Mark Reviews Movies

Poster

LUCKIEST GIRL ALIVE

1.5 Stars (out of 4)

Director: Mike Barker

Cast: Mila Kunis, Chiara Aurelia, Finn Wittrock, Connie Britton, Scoot McNairy, Justine Lupe, Dalmar Abuzeid, Alex Barone, Jennifer Beals, Carson MacCormac, Thomas Barbusca, Isaac Kragten

MPAA Rating: R (for violent content, rape, sexual material, language throughout and teen substance use)

Running Time: 1:53

Release Date: 9/30/22 (limited); 10/7/22 (Netflix)


Luckiest Girl Alive, Netflix

Become a fan on Facebook Follow on Facebook | Follow on Twitter Follow on Twitter | Become a Patron Become a Patron

Review by Mark Dujsik | October 6, 2022

Luckiest Girl Alive revolves around a narrative choice so dumbfounding and of such dubious taste that all of the movie's intentions have to be re-assessed. This is a story about trauma and how a woman has lived since then, hiding it so deeply within herself that she no longer knows if there's a trace of who she was and could have been beneath the picture-perfect façade she has put up as her personality.

Director Mike Barker's movie, with screenwriter Jessica Knoll adapting her own novel, begins as a fascinating character study, filled with caustic humor and anger boiling beneath the surface. Then, the reasons for the character's pain, deception, and outlook begin to reveal themselves, and with turn of even (and one sequence in particular), the movie's own pretense collapses.

The woman is named Ani (Mila Kunis), and she's a successful sex columnist living a dream of a life in New York City. She's engaged to Luke (Finn Wittrock), a man who comes from a long line of money.

Her career could be at a turning point with this marriage, though. She might get an editor position at a prestigious newspaper, or if Luke decides to take a job in London, Ani already has a backup plan lined up—enrollment in a graduate program and whatever possibilities might come from that. The latter option, of course, is the less appealing in a life that seems to have nothing but appeal and fortune within it (The movie's too busy with its other issues to recognize how charmed Ani's life is, whether she ends up marrying the guy and going to London, staying single and living in New York, or having either option fall through and stick to her well-paid, steady gig as a writer).

The main juxtaposition here is what we see of Ani, who displays a lot of confidence and restraint, and what we hear during a nearly constant running narration of her inner thoughts. She has done a great job convincing people that she's happy, that everything in her life is in order, and that nothing negative can touch her. In her mind, though, she's angry, imagining herself stabbing Luke when he says or does something that she doesn't appreciate, and filled with self-doubt, fearing that any little thing might make her drop the veil of perfection—or, worse, that someone might see through it.

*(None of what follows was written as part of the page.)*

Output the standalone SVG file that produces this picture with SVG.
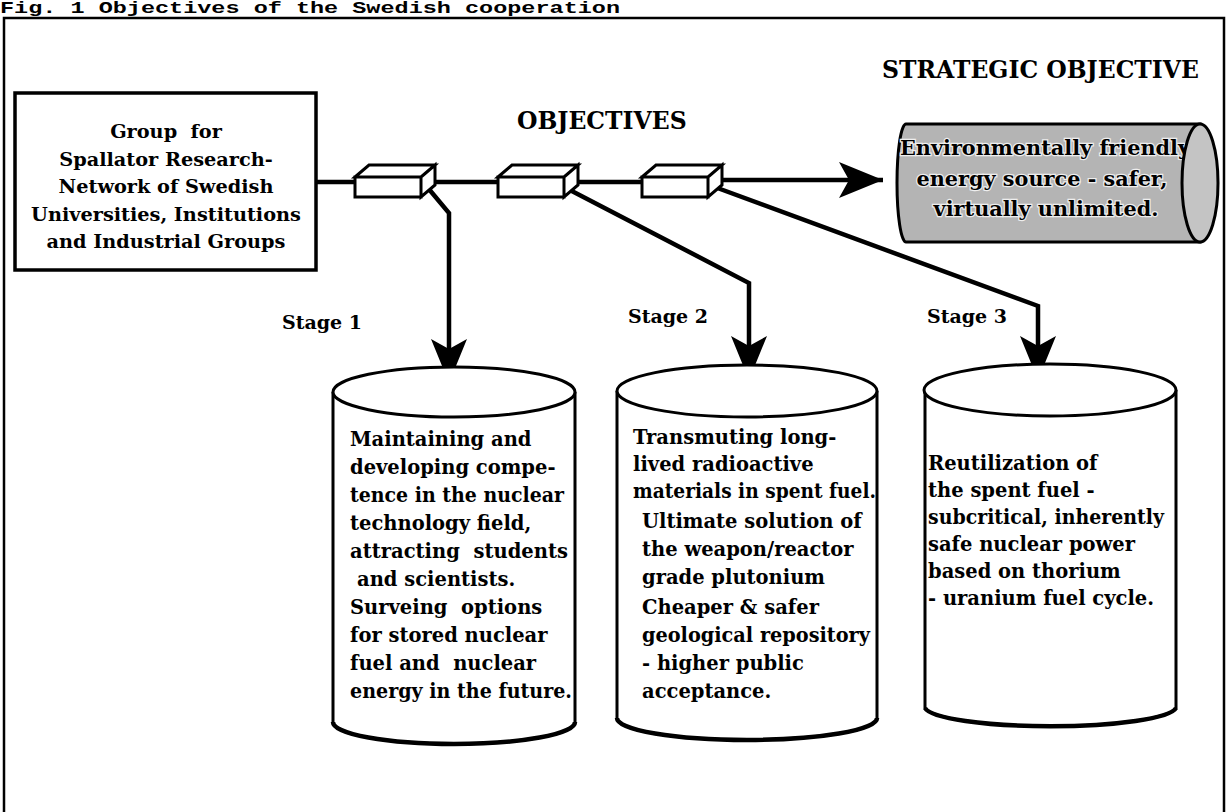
<svg xmlns="http://www.w3.org/2000/svg" width="1228" height="812" viewBox="0 0 1228 812">
<style>
  .t { font-family: "DejaVu Serif", "Liberation Serif", serif; font-weight: bold; fill: #000; }
  .box { font-size: 19.3px; text-anchor: middle; }
  .body { font-size: 19.5px; }
  .stage { font-size: 19px; }
  .head { font-size: 23.5px; }
  .cyl { fill: #fff; stroke: #000; stroke-width: 3; }
  .cylb { fill: none; stroke: #000; stroke-width: 4.5; }
  .conn { fill: none; stroke: #000; stroke-width: 4.5; stroke-linejoin: miter; }
  .obj { fill: #fff; stroke: #000; stroke-width: 3; stroke-linejoin: miter; }
  .halo { paint-order: stroke; stroke: #eee; stroke-width: 2.5px; font-size: 20.8px; text-anchor: middle; }
</style>
<defs>
  <marker id="ah" viewBox="0 0 44 36" refX="44" refY="18" markerWidth="44" markerHeight="36" markerUnits="userSpaceOnUse" orient="auto">
    <path d="M0,0 L44,18 L0,36 L10,18 Z" fill="#000"/>
  </marker>
</defs>
<rect width="1228" height="812" fill="#fff"/>

<g id="title">
  <text x="0" y="13" font-family="Liberation Mono, monospace" font-weight="bold" font-size="17" textLength="620" lengthAdjust="spacingAndGlyphs">Fig. 1 Objectives of the Swedish cooperation</text>
</g>

<g id="frame" fill="none" stroke="#000" stroke-width="2.5">
  <path d="M4,820 V18 H1224 V820"/>
</g>

<g id="connectors">
  <path class="conn" d="M316,182 H712"/>
  <path class="conn" d="M712,180 H883" stroke-width="6.5" marker-end="url(#ah)"/>
  <path class="conn" d="M428,188 L449,213 V383" marker-end="url(#ah)"/>
  <path class="conn" d="M566,188 L749,283 V380" marker-end="url(#ah)"/>
  <path class="conn" d="M712,186 L1038,306 V380" marker-end="url(#ah)"/>
</g>

<g id="source">
  <rect x="15" y="93" width="301" height="177" fill="#fff" stroke="#000" stroke-width="3.5"/>
  <text class="t box" x="166" y="138" xml:space="preserve">Group  for</text>
  <text class="t box" x="166" y="166">Spallator Research-</text>
  <text class="t box" x="166" y="193">Network of Swedish</text>
  <text class="t box" x="166" y="221">Universities, Institutions</text>
  <text class="t box" x="166" y="248">and Industrial Groups</text>
</g>

<g id="objective1">
  <path class="obj" d="M355,177 L369,165 H435 L421,177 Z M355,177 H421 V197 H355 Z M421,177 L435,165 V185 L421,197 Z"/>
</g>
<g id="objective2">
  <path class="obj" d="M498,177 L512,165 H578 L564,177 Z M498,177 H564 V197 H498 Z M564,177 L578,165 V185 L564,197 Z"/>
</g>
<g id="objective3">
  <path class="obj" d="M642,177 L656,165 H722 L708,177 Z M642,177 H708 V197 H642 Z M708,177 L722,165 V185 L708,197 Z"/>
</g>

<g id="label-objectives">
  <text class="t head" x="517" y="129">OBJECTIVES</text>
</g>
<g id="label-strategic">
  <text class="t head" x="882" y="78">STRATEGIC OBJECTIVE</text>
</g>

<g id="strategic">
  <path d="M1200,124 H906 A9,59 0 0 0 906,242 H1200 Z" fill="#b4b4b4" stroke="#000" stroke-width="3"/>
  <text class="t halo" x="1045" y="155">Environmentally friendly</text>
  <text class="t halo" x="1042" y="186">energy source - safer,</text>
  <text class="t halo" x="1046" y="216">virtually unlimited.</text>
  <ellipse cx="1200" cy="183" rx="18" ry="59" fill="#c4c4c4" stroke="#000" stroke-width="3"/>
</g>

<g id="stage1-label"><text class="t stage" x="282" y="329">Stage 1</text></g>
<g id="stage2-label"><text class="t stage" x="628" y="323">Stage 2</text></g>
<g id="stage3-label"><text class="t stage" x="927" y="323">Stage 3</text></g>

<g id="stage1">
  <path class="cyl" d="M333,392 V722 A121,22 0 0 0 575,722 V392"/>
  <path class="cylb" d="M333,722 A121,22 0 0 0 575,722"/>
  <ellipse class="cyl" cx="454" cy="392" rx="121" ry="25"/>
  <text class="t body" x="350" y="446">Maintaining and</text>
  <text class="t body" x="350" y="474">developing compe-</text>
  <text class="t body" x="350" y="502" textLength="214" lengthAdjust="spacingAndGlyphs">tence in the nuclear</text>
  <text class="t body" x="350" y="530">technology field,</text>
  <text class="t body" x="350" y="558" xml:space="preserve" textLength="218" lengthAdjust="spacingAndGlyphs">attracting  students</text>
  <text class="t body" x="357" y="586">and scientists.</text>
  <text class="t body" x="350" y="614" xml:space="preserve">Surveing  options</text>
  <text class="t body" x="350" y="642">for stored nuclear</text>
  <text class="t body" x="350" y="670" xml:space="preserve">fuel and  nuclear</text>
  <text class="t body" x="350" y="698" textLength="222" lengthAdjust="spacingAndGlyphs">energy in the future.</text>
</g>

<g id="stage2">
  <path class="cyl" d="M617,391 V718 A130,22 0 0 0 877,718 V391"/>
  <path class="cylb" d="M617,718 A130,22 0 0 0 877,718"/>
  <ellipse class="cyl" cx="747" cy="391" rx="130" ry="26"/>
  <text class="t body" x="633" y="444">Transmuting long-</text>
  <text class="t body" x="633" y="471">lived radioactive</text>
  <text class="t body" x="633" y="498" textLength="243" lengthAdjust="spacingAndGlyphs">materials in spent fuel.</text>
  <text class="t body" x="642" y="528">Ultimate solution of</text>
  <text class="t body" x="642" y="556">the weapon/reactor</text>
  <text class="t body" x="642" y="584">grade plutonium</text>
  <text class="t body" x="642" y="614">Cheaper &amp; safer</text>
  <text class="t body" x="642" y="642" textLength="228" lengthAdjust="spacingAndGlyphs">geological repository</text>
  <text class="t body" x="642" y="670">- higher public</text>
  <text class="t body" x="642" y="698">acceptance.</text>
</g>

<g id="stage3">
  <path class="cyl" d="M925,390 V708 A126,20 0 0 0 1176,708 V390"/>
  <path class="cylb" d="M925,708 A126,20 0 0 0 1176,708"/>
  <ellipse class="cyl" cx="1050" cy="390" rx="126" ry="26"/>
  <text class="t body" x="928" y="470">Reutilization of</text>
  <text class="t body" x="928" y="497">the spent fuel -</text>
  <text class="t body" x="928" y="524" textLength="236" lengthAdjust="spacingAndGlyphs">subcritical, inherently</text>
  <text class="t body" x="928" y="551">safe nuclear power</text>
  <text class="t body" x="928" y="578">based on thorium</text>
  <text class="t body" x="928" y="605">- uranium fuel cycle.</text>
</g>
</svg>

Kunis' performance is the obvious highlight here. Even through the movie's narrative stumbles and thematic tumbles, she remains a source of constant fascination. Her performance is akin to watching the emotional equivalent of the considered way one might walk on eggshells and the fear of knowing that there's broken glass scattered among them. There's such restraint and underlying tension to her physicality, and the bitter, sarcastic, and pointed narration is more than gimmick with her delivery.

At first, the story seems to be a simple act of observation and examination, but then, a documentary filmmaker (played by Dalmar Abuzeid) arrives, hoping to interview Ani for his current project. We learn that she survived a mass shooting at a private school about 15 years ago, and Dean (Alex Barone), a fellow survivor who has since become an advocate of gun control, once accused Ani of being an accomplice. This would be her chance to set the story straight once and for all.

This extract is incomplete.